Nothing outside the range from the line with "Write a web" to the line with "var arrowDir = ['right', 'down', 'left', 'up', 'up', 'curve']" belongs in the copy, and no pictures do either; repeat that range exactly.

>> BEGIN Data for processing

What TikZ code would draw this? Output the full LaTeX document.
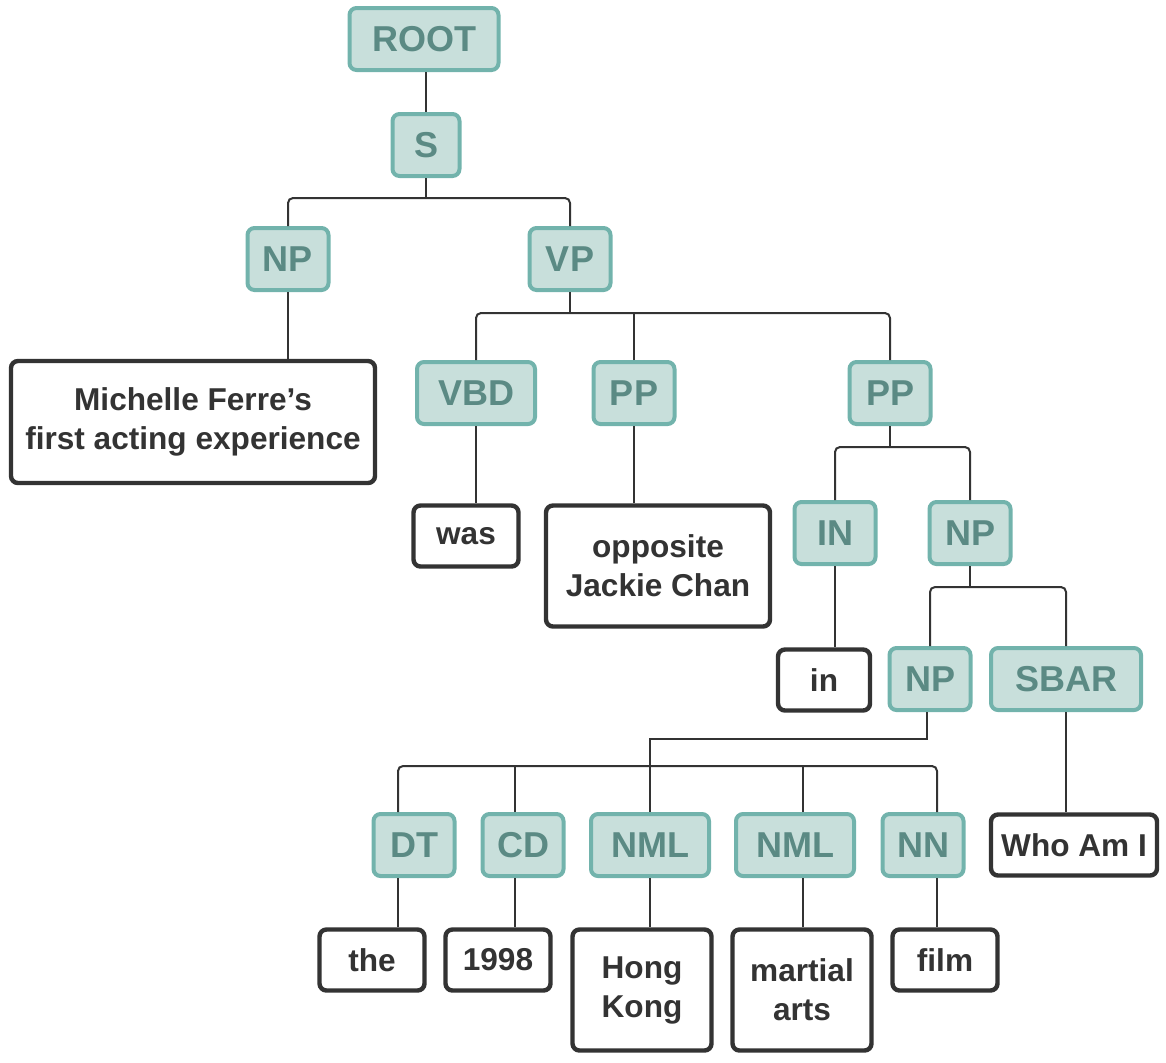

>> END Data for processing
>> BEGIN Data for processing

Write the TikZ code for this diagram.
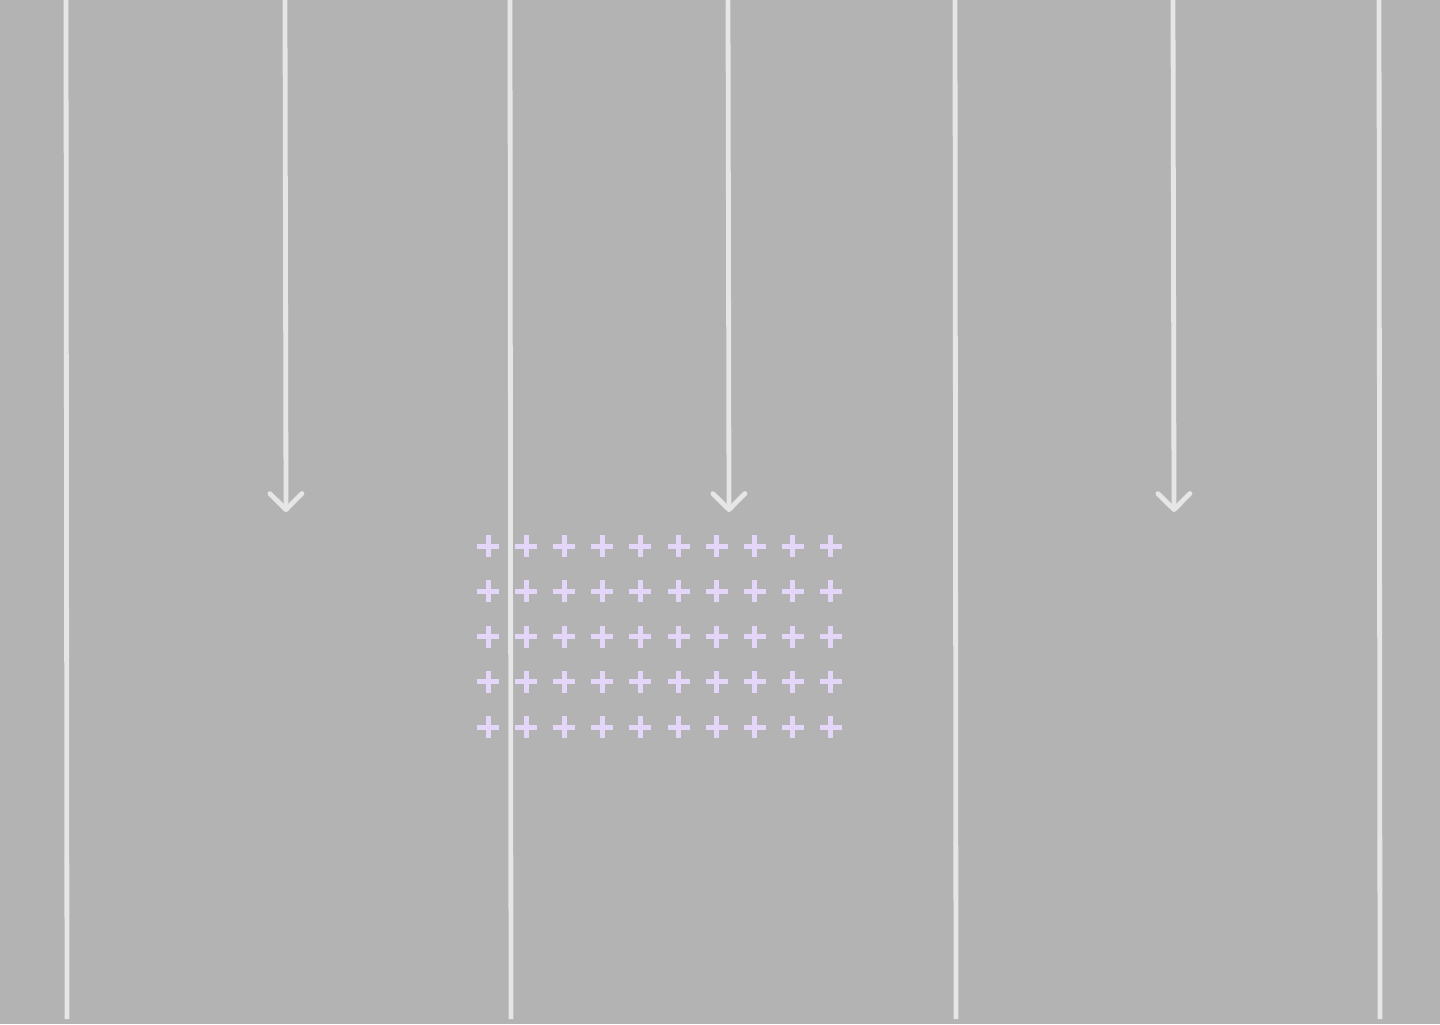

>> END Data for processing
>> BEGIN Data for processing

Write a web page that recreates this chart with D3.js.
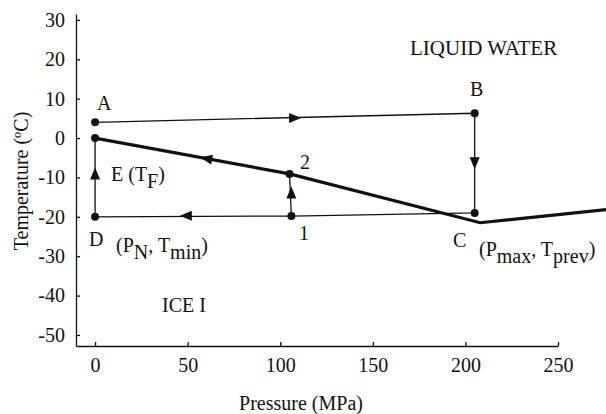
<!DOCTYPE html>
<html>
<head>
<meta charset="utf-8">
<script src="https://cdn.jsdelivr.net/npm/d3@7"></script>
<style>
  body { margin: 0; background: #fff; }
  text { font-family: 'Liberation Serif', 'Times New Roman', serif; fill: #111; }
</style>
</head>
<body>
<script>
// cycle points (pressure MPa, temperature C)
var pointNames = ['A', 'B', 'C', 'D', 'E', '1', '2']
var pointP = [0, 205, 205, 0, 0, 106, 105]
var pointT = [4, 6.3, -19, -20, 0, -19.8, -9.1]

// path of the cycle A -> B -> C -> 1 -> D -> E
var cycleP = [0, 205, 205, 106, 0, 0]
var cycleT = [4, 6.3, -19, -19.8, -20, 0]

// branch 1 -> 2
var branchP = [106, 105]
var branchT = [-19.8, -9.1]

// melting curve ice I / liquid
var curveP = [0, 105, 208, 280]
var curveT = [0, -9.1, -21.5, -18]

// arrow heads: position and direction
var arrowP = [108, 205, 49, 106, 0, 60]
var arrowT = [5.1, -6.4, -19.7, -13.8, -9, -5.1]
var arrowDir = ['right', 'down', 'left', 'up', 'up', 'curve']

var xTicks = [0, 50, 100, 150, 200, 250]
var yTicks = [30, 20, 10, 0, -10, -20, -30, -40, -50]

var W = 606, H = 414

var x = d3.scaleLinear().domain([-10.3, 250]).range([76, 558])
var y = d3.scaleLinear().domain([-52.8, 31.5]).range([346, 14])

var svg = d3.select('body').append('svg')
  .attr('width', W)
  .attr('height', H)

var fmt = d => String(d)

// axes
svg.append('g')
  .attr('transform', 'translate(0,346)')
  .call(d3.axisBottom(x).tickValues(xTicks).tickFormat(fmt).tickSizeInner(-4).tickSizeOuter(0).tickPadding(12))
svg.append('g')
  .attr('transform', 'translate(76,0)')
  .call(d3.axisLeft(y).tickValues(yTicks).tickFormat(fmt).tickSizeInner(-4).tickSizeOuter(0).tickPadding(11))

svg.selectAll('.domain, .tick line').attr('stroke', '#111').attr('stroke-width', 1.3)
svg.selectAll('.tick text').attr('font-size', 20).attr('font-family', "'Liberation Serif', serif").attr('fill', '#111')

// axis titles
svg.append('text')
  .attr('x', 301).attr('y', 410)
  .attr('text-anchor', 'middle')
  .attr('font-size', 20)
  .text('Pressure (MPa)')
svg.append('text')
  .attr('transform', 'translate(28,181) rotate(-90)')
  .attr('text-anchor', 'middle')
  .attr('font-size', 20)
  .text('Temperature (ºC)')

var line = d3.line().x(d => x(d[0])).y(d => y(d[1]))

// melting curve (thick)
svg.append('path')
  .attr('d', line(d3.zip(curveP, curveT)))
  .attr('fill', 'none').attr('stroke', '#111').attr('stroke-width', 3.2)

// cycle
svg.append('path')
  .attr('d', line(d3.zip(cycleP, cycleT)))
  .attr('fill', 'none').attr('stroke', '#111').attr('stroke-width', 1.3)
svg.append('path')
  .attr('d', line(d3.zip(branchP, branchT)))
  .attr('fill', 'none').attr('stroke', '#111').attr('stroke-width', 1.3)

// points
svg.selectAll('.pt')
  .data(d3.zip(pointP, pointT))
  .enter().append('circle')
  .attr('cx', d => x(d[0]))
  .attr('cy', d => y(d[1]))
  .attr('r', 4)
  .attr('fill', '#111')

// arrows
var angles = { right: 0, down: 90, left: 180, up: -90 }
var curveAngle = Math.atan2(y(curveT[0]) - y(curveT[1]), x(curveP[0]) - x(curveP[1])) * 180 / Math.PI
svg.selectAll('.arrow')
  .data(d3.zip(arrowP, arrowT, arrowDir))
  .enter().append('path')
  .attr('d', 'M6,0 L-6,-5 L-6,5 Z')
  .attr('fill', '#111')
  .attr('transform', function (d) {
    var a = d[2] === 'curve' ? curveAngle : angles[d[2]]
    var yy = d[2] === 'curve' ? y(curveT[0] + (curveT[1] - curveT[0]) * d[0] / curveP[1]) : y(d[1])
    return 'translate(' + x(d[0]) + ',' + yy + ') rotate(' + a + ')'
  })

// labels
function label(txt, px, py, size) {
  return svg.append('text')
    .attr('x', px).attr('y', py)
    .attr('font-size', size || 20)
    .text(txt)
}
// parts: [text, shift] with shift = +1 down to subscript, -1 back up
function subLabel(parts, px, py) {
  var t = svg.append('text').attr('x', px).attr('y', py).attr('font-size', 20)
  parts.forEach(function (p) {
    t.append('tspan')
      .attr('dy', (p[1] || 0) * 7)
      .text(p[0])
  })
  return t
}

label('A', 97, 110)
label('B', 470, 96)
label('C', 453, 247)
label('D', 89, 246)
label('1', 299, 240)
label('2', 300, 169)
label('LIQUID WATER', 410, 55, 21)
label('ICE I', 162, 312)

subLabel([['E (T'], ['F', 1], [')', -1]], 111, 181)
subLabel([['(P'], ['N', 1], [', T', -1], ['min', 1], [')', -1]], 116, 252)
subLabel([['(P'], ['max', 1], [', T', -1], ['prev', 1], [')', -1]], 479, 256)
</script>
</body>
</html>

>> END Data for processing

- Complete answer
Write a web page that recreates this chart with D3.js.
<!DOCTYPE html>
<html>
<head>
<meta charset="utf-8">
<script src="https://cdn.jsdelivr.net/npm/d3@7"></script>
<style>
  body { margin: 0; background: #fff; }
  text { font-family: 'Liberation Serif', 'Times New Roman', serif; fill: #111; }
</style>
</head>
<body>
<script>
// cycle points (pressure MPa, temperature C)
var pointNames = ['A', 'B', 'C', 'D', 'E', '1', '2']
var pointP = [0, 205, 205, 0, 0, 106, 105]
var pointT = [4, 6.3, -19, -20, 0, -19.8, -9.1]

// path of the cycle A -> B -> C -> 1 -> D -> E
var cycleP = [0, 205, 205, 106, 0, 0]
var cycleT = [4, 6.3, -19, -19.8, -20, 0]

// branch 1 -> 2
var branchP = [106, 105]
var branchT = [-19.8, -9.1]

// melting curve ice I / liquid
var curveP = [0, 105, 208, 280]
var curveT = [0, -9.1, -21.5, -18]

// arrow heads: position and direction
var arrowP = [108, 205, 49, 106, 0, 60]
var arrowT = [5.1, -6.4, -19.7, -13.8, -9, -5.1]
var arrowDir = ['right', 'down', 'left', 'up', 'up', 'curve']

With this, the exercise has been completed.